Ahora ha cambiado el gesto y como está muerto sigo hablando. Estoy con un grupo de mujeres que sabe mucho de cómo hacer un turismo para visitar despacio, para encontrar lo que ni siquiera se sabe que se busca. María Solivellas se encontró con una vocación que ignoraba, la de cocinar paisajes y recuperar tradiciones en Ca Na Toneta. Le gustaría contar todo lo que ha vivido desde entonces, cuando ningún medio prestaba atención a la cocina ecológica hecha por mujeres y a lo mejor lo narra en forma de ciencia ficción porque le gusta decir aquello de que viene del futuro, de las ventajas y estragos de ese flujo de turistas, que, por cierto, compone el 90% de su clientela.

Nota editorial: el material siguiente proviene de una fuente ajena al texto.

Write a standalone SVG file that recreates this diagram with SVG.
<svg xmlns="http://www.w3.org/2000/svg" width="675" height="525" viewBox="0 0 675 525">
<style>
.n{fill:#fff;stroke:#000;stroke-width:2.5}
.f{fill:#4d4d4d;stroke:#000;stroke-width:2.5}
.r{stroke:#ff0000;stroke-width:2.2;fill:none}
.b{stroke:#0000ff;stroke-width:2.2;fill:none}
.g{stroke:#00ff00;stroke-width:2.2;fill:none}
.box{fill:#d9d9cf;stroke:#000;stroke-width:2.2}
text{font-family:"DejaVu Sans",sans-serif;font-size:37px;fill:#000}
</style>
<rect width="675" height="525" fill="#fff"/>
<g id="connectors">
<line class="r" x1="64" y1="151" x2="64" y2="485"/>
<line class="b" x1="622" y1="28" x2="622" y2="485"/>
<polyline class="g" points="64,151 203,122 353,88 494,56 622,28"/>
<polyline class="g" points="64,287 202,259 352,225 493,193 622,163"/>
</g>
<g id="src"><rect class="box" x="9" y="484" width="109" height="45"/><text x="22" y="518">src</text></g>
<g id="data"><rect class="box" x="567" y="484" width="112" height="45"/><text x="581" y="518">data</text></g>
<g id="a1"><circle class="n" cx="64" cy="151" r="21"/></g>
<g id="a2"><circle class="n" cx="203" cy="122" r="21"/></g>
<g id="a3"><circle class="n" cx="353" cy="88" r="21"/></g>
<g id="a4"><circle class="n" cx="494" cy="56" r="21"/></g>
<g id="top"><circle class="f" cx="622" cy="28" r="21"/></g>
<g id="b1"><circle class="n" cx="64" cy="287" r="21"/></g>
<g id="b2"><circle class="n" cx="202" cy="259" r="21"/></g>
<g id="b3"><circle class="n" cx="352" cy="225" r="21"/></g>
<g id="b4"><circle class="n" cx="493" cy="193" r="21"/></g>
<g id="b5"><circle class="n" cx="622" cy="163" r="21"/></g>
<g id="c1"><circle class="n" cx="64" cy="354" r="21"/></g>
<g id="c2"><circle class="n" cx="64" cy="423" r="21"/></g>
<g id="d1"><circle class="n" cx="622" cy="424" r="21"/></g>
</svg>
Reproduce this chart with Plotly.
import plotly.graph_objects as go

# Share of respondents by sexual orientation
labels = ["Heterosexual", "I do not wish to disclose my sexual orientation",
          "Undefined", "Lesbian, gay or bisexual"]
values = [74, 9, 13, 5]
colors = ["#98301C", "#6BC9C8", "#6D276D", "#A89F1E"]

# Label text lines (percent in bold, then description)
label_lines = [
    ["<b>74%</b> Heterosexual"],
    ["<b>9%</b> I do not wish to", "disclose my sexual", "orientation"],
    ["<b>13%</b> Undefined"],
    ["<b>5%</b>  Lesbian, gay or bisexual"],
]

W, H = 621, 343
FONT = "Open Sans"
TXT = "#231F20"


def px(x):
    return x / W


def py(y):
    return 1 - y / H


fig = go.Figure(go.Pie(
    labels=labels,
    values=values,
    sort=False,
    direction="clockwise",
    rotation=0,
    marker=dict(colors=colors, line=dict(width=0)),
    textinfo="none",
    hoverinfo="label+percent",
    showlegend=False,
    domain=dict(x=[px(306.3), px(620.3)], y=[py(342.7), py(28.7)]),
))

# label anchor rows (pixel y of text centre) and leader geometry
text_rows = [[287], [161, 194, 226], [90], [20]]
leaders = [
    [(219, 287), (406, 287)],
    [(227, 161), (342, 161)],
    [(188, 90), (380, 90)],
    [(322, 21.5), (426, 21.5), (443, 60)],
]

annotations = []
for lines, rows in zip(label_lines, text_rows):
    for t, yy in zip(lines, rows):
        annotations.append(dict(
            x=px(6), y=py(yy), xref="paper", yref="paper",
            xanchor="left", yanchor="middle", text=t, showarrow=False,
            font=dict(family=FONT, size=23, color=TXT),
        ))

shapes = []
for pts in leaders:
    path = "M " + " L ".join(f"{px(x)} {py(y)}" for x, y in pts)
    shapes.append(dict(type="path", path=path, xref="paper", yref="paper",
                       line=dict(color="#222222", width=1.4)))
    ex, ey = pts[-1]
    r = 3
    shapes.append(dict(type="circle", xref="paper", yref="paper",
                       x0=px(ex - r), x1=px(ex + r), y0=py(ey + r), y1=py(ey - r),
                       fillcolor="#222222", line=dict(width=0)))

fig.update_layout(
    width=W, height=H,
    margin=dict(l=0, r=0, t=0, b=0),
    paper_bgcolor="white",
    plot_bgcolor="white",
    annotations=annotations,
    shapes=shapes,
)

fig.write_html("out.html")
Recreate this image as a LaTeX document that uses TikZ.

Claudia Polo va de casa de amigas en casa de amigas, buscando Entorno. Yo me muevo por saber, por curiosidad. Y parece que Rosa Molinero, también. Escucha conversaciones y comprende el sonido de los cubiertos. Busca la historia, sin prisa.
Ahora parece que va a bostezar y por detener el tedio le sigo contando que el artista gallego-sevillano-madrileño Jacobo Gavira ha dibujado uno de sus discursos, aquel que se televisó en el que hablaba de que a la comida siempre hay que añadirle un poco de literatura y de fantasía:
…si sabemos que nécora se llama portunus púber, de Portunus, dios protector de los puertos romanos, y puber porque tiene unos pelillos en el casco que recuerdan a la barba de un muchacho, es evidente que la nécora gustará más. Y si la centolla de nuestros mares bien cocida vestida de plata y carmesí como la infanta Margarita que pintó Velázquez y que se puede ver en el Prado, cuyo nombre latino es maya que es la más brillante de las estrellas de la constelación pléyades y que era la que guiaba a los navíos griegos cuando había que salir por la mañana y cuando amarrar, que duda cabe que la centolla nos gusta mucho más.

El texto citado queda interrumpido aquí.